◆ Exercise objective: Give every line of the data again, unchanged, but with no pictures.

◆ Dataset content:
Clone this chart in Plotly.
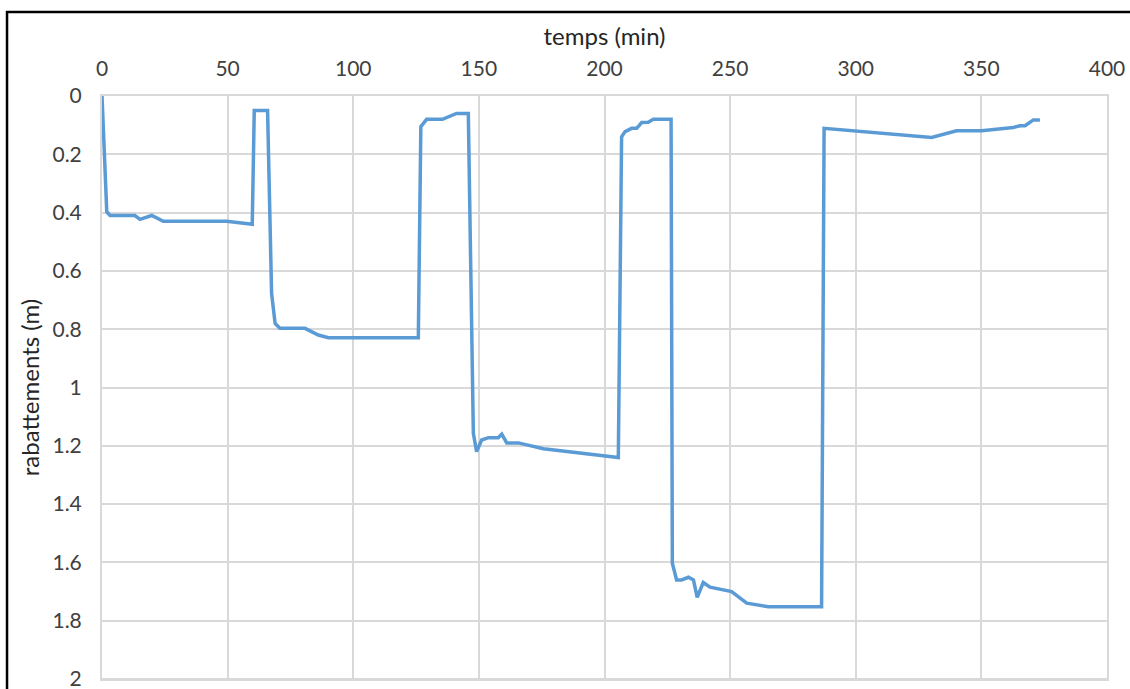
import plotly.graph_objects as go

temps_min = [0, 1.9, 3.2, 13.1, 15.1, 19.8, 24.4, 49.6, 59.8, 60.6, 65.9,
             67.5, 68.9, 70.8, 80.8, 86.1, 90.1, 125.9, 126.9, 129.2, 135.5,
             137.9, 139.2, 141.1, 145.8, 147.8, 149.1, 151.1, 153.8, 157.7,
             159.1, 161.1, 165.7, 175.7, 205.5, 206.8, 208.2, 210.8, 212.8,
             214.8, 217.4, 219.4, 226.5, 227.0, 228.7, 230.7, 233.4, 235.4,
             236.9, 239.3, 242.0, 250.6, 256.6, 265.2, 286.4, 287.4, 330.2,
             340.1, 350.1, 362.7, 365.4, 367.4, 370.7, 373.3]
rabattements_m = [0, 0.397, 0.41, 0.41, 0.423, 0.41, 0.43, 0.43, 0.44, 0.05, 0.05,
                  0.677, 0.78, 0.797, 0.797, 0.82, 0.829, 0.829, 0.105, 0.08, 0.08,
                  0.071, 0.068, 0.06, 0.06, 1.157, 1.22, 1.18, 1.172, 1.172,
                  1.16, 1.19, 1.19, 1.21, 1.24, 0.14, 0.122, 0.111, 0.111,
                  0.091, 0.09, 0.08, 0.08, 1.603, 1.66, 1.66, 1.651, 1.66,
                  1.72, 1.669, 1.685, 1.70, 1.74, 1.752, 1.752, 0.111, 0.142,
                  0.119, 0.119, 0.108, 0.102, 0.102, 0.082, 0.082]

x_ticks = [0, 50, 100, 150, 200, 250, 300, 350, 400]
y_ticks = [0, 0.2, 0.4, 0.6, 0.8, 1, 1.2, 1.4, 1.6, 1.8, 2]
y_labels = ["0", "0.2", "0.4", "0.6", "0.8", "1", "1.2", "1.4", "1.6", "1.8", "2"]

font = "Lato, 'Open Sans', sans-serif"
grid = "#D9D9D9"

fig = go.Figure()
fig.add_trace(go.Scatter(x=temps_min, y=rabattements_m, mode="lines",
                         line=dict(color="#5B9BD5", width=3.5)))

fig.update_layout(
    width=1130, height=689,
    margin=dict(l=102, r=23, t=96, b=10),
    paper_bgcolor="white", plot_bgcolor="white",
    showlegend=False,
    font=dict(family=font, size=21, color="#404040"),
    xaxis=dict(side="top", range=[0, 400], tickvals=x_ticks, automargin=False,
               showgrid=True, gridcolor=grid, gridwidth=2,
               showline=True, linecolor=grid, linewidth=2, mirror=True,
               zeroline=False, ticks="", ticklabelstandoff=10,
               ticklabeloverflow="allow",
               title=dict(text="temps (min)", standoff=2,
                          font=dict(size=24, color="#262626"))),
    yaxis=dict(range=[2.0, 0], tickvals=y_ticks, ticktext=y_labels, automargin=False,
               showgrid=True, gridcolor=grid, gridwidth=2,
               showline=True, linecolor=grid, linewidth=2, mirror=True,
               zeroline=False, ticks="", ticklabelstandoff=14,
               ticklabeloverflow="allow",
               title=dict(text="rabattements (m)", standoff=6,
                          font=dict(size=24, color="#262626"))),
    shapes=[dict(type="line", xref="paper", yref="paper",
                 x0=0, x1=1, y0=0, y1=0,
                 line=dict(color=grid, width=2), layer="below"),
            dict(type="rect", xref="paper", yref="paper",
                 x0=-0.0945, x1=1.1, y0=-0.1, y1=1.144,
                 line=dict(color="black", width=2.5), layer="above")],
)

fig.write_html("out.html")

◆ Full response:
Clone this chart in Plotly.
import plotly.graph_objects as go

temps_min = [0, 1.9, 3.2, 13.1, 15.1, 19.8, 24.4, 49.6, 59.8, 60.6, 65.9,
             67.5, 68.9, 70.8, 80.8, 86.1, 90.1, 125.9, 126.9, 129.2, 135.5,
             137.9, 139.2, 141.1, 145.8, 147.8, 149.1, 151.1, 153.8, 157.7,
             159.1, 161.1, 165.7, 175.7, 205.5, 206.8, 208.2, 210.8, 212.8,
             214.8, 217.4, 219.4, 226.5, 227.0, 228.7, 230.7, 233.4, 235.4,
             236.9, 239.3, 242.0, 250.6, 256.6, 265.2, 286.4, 287.4, 330.2,
             340.1, 350.1, 362.7, 365.4, 367.4, 370.7, 373.3]
rabattements_m = [0, 0.397, 0.41, 0.41, 0.423, 0.41, 0.43, 0.43, 0.44, 0.05, 0.05,
                  0.677, 0.78, 0.797, 0.797, 0.82, 0.829, 0.829, 0.105, 0.08, 0.08,
                  0.071, 0.068, 0.06, 0.06, 1.157, 1.22, 1.18, 1.172, 1.172,
                  1.16, 1.19, 1.19, 1.21, 1.24, 0.14, 0.122, 0.111, 0.111,
                  0.091, 0.09, 0.08, 0.08, 1.603, 1.66, 1.66, 1.651, 1.66,
                  1.72, 1.669, 1.685, 1.70, 1.74, 1.752, 1.752, 0.111, 0.142,
                  0.119, 0.119, 0.108, 0.102, 0.102, 0.082, 0.082]

x_ticks = [0, 50, 100, 150, 200, 250, 300, 350, 400]
y_ticks = [0, 0.2, 0.4, 0.6, 0.8, 1, 1.2, 1.4, 1.6, 1.8, 2]
y_labels = ["0", "0.2", "0.4", "0.6", "0.8", "1", "1.2", "1.4", "1.6", "1.8", "2"]

font = "Lato, 'Open Sans', sans-serif"
grid = "#D9D9D9"

fig = go.Figure()
fig.add_trace(go.Scatter(x=temps_min, y=rabattements_m, mode="lines",
                         line=dict(color="#5B9BD5", width=3.5)))

fig.update_layout(
    width=1130, height=689,
    margin=dict(l=102, r=23, t=96, b=10),
    paper_bgcolor="white", plot_bgcolor="white",
    showlegend=False,
    font=dict(family=font, size=21, color="#404040"),
    xaxis=dict(side="top", range=[0, 400], tickvals=x_ticks, automargin=False,
               showgrid=True, gridcolor=grid, gridwidth=2,
               showline=True, linecolor=grid, linewidth=2, mirror=True,
               zeroline=False, ticks="", ticklabelstandoff=10,
               ticklabeloverflow="allow",
               title=dict(text="temps (min)", standoff=2,
                          font=dict(size=24, color="#262626"))),
    yaxis=dict(range=[2.0, 0], tickvals=y_ticks, ticktext=y_labels, automargin=False,
               showgrid=True, gridcolor=grid, gridwidth=2,
               showline=True, linecolor=grid, linewidth=2, mirror=True,
               zeroline=False, ticks="", ticklabelstandoff=14,
               ticklabeloverflow="allow",
               title=dict(text="rabattements (m)", standoff=6,
                          font=dict(size=24, color="#262626"))),
    shapes=[dict(type="line", xref="paper", yref="paper",
                 x0=0, x1=1, y0=0, y1=0,
                 line=dict(color=grid, width=2), layer="below"),
            dict(type="rect", xref="paper", yref="paper",
                 x0=-0.0945, x1=1.1, y0=-0.1, y1=1.144,
                 line=dict(color="black", width=2.5), layer="above")],
)

fig.write_html("out.html")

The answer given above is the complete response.